In a TAN-TEI file, the TAN <head> must declare the TAN namespace to be its default, i.e., <head xmlns="tag:textalign.net,2015:ns"> or <tan:head> if the prefix tan: has been defined in the root element.

Within any leaf <div>, you may use whatever TEI markup you wish, to whatever level of depth or complexity. All users of your TAN-TEI file will be interested in the text; only a subset will care about any markup within leaf <div>s. For this reason, even if you change the value of @xml:lang within a leaf <div>, there is no guarantee that readers or processors of your data will take it into account. Or if you try to represent the physical appearance of the text on the object, it is likely to be ignored. TAN rules on normalizing space and Unicode characters also prevails over any exemptions declared in TEI.

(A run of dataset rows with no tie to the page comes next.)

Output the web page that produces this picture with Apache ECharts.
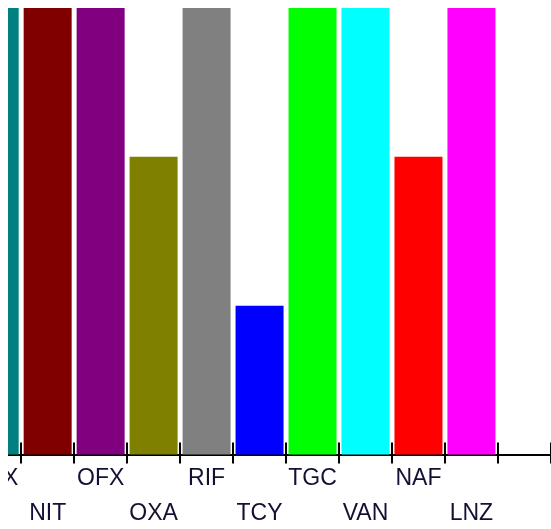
<!DOCTYPE html>
<html>
<head>
<meta charset="utf-8">
<title>Antibiotic panel</title>
<script src="https://cdn.jsdelivr.net/npm/echarts@6/dist/echarts.min.js"></script>
<style>
  html, body { margin: 0; padding: 0; background: #fff; overflow: hidden; }
  #wrap { position: absolute; left: 8px; top: 8px; width: 543px; height: 521px; overflow: hidden; background: #fff; }
  #chart { position: absolute; left: -40px; top: 0; width: 590px; height: 521px; }
</style>
</head>
<body>
<div id="wrap"><div id="chart"></div></div>
<script>
// Antibiotic codes along the x axis (the last slot is left blank)
const categories = ['FOX', 'NIT', 'OFX', 'OXA', 'RIF', 'TCY', 'TGC', 'VAN', 'NAF', 'LNZ', ''];
// Bar heights per antibiotic
const values = [3, 3, 3, 2, 3, 1, 3, 3, 2, 3, null];
// Fill colour per bar
const barColors = ['#008080', '#800000', '#800080', '#808000', '#808080', '#0000ff',
                   '#00ff00', '#00ffff', '#ff0000', '#ff00ff', '#ffffff'];
const yMax = 3;

const chart = echarts.init(document.getElementById('chart'), null, { renderer: 'canvas' });

const labelStyle = {
  interval: 0,
  margin: 6,
  fontFamily: 'Liberation Sans, Arial, sans-serif',
  fontSize: 23,
  lineHeight: 35.5,
  color: '#111133',
  // alternate labels between two rows
  formatter: (v, i) => (i % 2 === 1 ? '\n' + v : v)
};

chart.setOption({
  animation: false,
  backgroundColor: '#fff',
  grid: {
    left: 0.2, right: 7.1, top: 0, bottom: 74.5,
    containLabel: false,
    outerBoundsMode: 'none'
  },
  xAxis: [
    {
      type: 'category',
      data: categories,
      position: 'bottom',
      boundaryGap: true,
      axisLine: { show: true, lineStyle: { color: '#000', width: 2 } },
      axisTick: { show: true, inside: false, length: 9, lineStyle: { color: '#000', width: 2 } },
      axisLabel: labelStyle,
      splitLine: { show: false }
    },
    {
      type: 'category',
      data: categories,
      position: 'bottom',
      boundaryGap: true,
      axisLine: { show: false },
      axisTick: { show: true, inside: true, length: 12, lineStyle: { color: '#000', width: 2 } },
      axisLabel: { show: false },
      splitLine: { show: false }
    }
  ],
  yAxis: {
    type: 'value',
    min: 0,
    max: yMax,
    show: false,
    splitLine: { show: false }
  },
  series: [{
    type: 'bar',
    xAxisIndex: 0,
    barWidth: 48,
    data: values.map((v, i) => ({ value: v, itemStyle: { color: barColors[i] } })),
    itemStyle: { borderWidth: 0 }
  }]
});
</script>
</body>
</html>
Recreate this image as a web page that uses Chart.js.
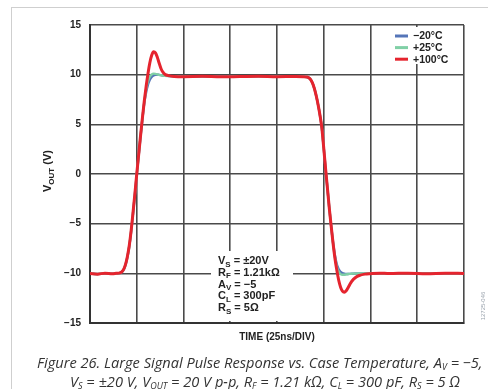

Most frequently, you will find the need to take a TEI file and prepare it for the TEI-TAN format. As a matter of practicality, it is helpful to envision the conversion process as falling in three steps:

  1. Structure: insert new processing instructions (TAN-TEI validation files); adjust root element by supplying IRI name to @id, TAN namespace to @xmlns:tan.

  2. Metadata: create new <head> and populate it

  3. Data: edit <body> to restrict the content to a single work; restructure <body> content into nesting <div>s with correct @type and @n values.

It has been the experience of those who have made TEI to TAN-TEI conversions that step 2 is the most time-consuming. The TAN <head> requires one to more carefully curate the metadata than does <teiHeader>. But step 3 should not be overlooked, either. Many people write TEI files with a focus on the original textual object, and they make editorial decisions that enhance comparison of the transcription with digital facsimiles of the source. Users of TAN files, however, are rather disinterested in the original sitz-im-leben of a particular text, and are rather interested in seeing how a transcription fits into the ocean of intertextuality and relates to other versions of the same work. Therefore, it is advisable to trim from the body of your TEI file any elements that would interfere with direct comparison with other versions of the text in the TAN format.